上一次見到這般寶藍色的水面,都還是在三年前的納木錯。不過太平洋的藍,實在是和納木錯的藍迥然不同。她是太平洋,她不需要念青唐古拉山雪山來守候她,因為她自己便是海洋的女王,而不是需要守衞的公主;她是太平洋,在她的身側,沒有漫天的經幡與虔誠的信徒為她一遍遍地吟誦經文,唯有海上的燈塔,還有遍地的礁石在望着她。
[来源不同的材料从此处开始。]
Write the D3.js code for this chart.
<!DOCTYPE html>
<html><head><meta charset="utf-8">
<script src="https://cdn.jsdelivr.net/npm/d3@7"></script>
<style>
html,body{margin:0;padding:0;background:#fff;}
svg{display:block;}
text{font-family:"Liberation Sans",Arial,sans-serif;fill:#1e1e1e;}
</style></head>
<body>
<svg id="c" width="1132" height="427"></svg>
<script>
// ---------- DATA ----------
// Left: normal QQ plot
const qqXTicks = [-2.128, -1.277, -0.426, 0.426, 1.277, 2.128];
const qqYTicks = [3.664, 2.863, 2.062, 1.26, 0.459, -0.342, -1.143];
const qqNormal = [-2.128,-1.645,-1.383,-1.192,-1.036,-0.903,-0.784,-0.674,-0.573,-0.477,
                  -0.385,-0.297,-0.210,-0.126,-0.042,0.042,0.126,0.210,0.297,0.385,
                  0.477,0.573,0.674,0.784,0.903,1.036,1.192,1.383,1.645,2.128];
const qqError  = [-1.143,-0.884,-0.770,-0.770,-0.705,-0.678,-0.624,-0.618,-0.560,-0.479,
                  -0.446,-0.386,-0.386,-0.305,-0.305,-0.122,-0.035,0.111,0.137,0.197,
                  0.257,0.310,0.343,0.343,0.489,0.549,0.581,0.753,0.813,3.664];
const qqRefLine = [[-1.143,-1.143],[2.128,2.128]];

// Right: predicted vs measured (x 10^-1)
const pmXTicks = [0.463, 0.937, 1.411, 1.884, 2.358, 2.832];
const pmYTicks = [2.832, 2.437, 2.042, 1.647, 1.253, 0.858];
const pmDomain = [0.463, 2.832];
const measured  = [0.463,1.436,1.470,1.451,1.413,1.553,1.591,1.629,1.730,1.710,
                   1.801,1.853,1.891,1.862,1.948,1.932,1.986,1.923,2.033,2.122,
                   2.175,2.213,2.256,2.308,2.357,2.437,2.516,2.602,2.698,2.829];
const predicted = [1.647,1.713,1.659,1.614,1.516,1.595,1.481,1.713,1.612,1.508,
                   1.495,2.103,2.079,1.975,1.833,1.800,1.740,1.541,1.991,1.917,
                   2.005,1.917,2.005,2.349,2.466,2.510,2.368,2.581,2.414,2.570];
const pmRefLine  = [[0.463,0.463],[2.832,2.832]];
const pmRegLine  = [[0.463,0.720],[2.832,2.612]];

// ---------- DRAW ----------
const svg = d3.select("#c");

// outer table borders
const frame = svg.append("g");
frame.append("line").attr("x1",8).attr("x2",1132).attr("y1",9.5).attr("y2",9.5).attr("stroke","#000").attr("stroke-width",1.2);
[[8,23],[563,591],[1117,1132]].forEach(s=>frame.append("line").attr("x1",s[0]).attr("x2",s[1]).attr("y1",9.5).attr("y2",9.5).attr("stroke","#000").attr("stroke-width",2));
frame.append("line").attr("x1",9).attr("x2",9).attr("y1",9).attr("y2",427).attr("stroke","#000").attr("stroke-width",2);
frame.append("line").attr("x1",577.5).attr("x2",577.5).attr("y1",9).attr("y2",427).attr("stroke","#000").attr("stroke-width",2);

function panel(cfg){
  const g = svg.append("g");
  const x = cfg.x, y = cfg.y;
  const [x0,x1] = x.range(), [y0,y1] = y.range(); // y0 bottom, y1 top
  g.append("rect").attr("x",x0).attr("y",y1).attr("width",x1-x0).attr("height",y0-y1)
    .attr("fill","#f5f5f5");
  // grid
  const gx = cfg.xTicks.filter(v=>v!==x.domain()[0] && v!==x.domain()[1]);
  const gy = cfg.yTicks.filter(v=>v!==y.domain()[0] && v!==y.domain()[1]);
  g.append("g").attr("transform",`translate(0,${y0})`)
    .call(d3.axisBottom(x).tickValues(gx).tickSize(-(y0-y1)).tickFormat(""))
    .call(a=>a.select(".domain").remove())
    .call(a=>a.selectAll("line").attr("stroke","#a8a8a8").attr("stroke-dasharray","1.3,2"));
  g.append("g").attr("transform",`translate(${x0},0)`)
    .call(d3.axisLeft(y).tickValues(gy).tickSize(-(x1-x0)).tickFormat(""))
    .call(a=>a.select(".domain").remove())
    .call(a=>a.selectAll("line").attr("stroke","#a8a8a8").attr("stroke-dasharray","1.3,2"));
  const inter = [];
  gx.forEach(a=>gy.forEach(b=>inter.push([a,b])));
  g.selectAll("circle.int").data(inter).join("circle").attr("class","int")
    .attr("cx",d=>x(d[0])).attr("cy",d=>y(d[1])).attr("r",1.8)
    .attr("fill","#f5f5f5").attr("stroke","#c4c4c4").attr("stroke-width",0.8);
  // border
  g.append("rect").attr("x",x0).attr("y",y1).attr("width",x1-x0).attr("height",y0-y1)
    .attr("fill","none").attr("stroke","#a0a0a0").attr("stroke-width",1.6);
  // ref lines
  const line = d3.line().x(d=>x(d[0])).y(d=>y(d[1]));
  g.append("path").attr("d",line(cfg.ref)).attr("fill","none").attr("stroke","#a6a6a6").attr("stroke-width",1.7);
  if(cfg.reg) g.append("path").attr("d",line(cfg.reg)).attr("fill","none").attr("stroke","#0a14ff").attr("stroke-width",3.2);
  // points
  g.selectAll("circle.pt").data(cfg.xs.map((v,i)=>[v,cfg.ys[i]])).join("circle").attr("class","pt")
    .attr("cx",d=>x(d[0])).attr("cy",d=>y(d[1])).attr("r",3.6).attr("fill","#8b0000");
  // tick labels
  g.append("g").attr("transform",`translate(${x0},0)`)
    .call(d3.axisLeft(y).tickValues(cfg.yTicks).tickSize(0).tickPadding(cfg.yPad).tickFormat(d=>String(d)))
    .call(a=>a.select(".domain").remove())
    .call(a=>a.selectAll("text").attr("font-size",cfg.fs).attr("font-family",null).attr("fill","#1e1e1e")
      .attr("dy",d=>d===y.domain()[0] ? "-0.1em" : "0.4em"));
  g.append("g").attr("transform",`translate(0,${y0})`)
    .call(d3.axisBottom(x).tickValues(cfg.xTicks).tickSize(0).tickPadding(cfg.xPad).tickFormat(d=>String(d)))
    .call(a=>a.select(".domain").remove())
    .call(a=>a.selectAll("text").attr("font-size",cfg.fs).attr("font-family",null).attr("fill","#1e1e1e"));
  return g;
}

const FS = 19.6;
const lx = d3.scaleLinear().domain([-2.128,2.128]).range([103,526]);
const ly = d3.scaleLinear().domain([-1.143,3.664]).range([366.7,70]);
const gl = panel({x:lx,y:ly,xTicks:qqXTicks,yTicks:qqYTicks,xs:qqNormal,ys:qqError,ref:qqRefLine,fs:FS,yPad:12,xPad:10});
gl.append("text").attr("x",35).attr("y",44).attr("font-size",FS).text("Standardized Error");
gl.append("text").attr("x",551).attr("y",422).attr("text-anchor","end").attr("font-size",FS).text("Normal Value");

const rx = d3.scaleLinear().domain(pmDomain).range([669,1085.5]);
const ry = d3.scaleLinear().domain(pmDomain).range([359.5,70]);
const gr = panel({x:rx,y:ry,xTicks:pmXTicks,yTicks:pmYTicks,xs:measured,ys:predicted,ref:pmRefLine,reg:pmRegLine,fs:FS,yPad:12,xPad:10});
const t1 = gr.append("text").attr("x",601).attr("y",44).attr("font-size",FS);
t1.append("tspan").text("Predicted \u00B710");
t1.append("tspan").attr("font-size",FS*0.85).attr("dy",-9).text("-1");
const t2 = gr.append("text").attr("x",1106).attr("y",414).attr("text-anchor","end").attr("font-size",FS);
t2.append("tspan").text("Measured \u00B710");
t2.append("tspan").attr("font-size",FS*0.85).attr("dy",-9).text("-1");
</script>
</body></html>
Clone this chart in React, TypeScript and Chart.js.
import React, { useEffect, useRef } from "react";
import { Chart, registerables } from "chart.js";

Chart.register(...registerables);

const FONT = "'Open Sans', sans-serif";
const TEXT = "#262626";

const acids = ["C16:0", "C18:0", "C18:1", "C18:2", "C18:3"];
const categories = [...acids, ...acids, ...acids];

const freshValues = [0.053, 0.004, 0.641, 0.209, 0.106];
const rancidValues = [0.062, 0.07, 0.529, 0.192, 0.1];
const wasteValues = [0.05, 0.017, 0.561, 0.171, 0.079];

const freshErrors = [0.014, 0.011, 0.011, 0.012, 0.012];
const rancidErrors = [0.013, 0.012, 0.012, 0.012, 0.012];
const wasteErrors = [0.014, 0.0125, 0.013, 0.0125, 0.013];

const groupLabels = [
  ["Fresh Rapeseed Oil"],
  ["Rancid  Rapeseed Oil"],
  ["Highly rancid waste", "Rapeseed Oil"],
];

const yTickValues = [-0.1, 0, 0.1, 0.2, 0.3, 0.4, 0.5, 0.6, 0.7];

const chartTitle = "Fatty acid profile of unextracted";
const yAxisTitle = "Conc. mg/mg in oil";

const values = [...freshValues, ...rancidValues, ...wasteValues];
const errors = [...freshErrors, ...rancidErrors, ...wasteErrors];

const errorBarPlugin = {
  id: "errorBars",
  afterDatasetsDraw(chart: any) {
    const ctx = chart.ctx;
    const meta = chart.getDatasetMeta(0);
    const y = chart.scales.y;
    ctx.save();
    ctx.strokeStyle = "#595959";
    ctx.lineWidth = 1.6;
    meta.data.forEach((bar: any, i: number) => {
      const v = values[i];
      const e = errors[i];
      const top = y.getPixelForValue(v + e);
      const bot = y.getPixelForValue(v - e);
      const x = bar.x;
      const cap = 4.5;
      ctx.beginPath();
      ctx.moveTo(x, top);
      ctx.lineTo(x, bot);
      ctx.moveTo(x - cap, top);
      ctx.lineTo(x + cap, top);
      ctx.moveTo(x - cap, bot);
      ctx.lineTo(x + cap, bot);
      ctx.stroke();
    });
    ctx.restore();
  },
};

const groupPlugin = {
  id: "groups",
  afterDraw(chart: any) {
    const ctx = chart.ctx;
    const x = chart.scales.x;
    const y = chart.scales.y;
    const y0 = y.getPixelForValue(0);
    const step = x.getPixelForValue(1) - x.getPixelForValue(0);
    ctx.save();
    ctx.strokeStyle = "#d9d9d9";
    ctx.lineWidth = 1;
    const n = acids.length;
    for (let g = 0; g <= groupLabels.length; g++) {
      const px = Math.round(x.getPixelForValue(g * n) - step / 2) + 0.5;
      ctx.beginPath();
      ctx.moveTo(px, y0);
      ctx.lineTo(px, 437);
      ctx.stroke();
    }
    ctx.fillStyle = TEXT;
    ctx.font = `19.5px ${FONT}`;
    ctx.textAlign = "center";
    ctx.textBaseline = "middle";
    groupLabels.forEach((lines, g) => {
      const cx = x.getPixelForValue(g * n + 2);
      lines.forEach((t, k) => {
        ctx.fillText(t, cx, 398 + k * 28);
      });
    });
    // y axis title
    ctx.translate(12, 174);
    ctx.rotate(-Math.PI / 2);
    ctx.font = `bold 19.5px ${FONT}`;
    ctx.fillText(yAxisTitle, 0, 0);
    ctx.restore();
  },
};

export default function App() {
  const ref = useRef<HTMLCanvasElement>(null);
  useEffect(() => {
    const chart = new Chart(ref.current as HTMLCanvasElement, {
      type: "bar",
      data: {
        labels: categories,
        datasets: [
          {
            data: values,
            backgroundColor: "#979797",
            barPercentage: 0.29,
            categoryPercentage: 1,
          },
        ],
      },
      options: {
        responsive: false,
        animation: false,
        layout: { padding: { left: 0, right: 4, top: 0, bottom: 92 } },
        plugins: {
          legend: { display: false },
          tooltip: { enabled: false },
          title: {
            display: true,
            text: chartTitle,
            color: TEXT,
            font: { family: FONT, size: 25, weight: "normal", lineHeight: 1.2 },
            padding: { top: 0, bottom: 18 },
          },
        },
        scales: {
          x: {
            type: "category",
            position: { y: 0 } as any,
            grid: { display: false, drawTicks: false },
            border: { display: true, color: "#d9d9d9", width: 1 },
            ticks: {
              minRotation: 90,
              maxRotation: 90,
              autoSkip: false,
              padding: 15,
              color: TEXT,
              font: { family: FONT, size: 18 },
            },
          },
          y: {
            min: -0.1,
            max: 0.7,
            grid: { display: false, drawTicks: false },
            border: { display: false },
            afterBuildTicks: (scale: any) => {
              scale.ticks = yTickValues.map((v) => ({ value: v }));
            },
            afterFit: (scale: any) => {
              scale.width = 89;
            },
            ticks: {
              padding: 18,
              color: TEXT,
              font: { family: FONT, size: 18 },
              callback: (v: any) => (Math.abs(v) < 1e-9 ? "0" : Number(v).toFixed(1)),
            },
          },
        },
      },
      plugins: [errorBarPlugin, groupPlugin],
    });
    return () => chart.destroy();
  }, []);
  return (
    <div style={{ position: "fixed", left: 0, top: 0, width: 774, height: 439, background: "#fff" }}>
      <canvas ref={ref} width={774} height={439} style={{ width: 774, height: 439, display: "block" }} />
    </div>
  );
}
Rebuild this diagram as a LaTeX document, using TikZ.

漁民和船隻是她的孩子,日復一夜,在她的身邊盪漾。

這裏的海岸,沒有大片大片的金黃色沙灘守護,卻是讓礁石所護衞。放眼瞧去,不見陽光下燦爛的金黃,只見冷峻的巖石巋然不動。都説石頭是地球最為堅固的固定,要不何有磐石之説?不過我倒是覺得,面對着如此可遇不可求的寶藍色海洋,這些頑石,説不定會動了凡心,改天一個凡心偶熾,説不定就真的愛上了這海水,願意為了這美人粉身碎骨,只為得美人一笑。想想,念青唐古拉山會愛上納木錯,那可是萬年冷若冰霜的雪山啊!他都動了凡心,何況是這些生活在熱帶地區的礁石呢?陽光的温暖,更容易軟化他們堅硬的心呀!

話説,這些礁石日夜守候在海岸邊,他們是否有千里眼,能看到寶藍色的彼岸究竟有什麼呢?彼岸,又是另一片天地,可那片廣袤的天地又是什麼模樣,也只能去問問這些礁石了,還有海洋了。只可惜,它們的言語,我們這些人類,聽不懂。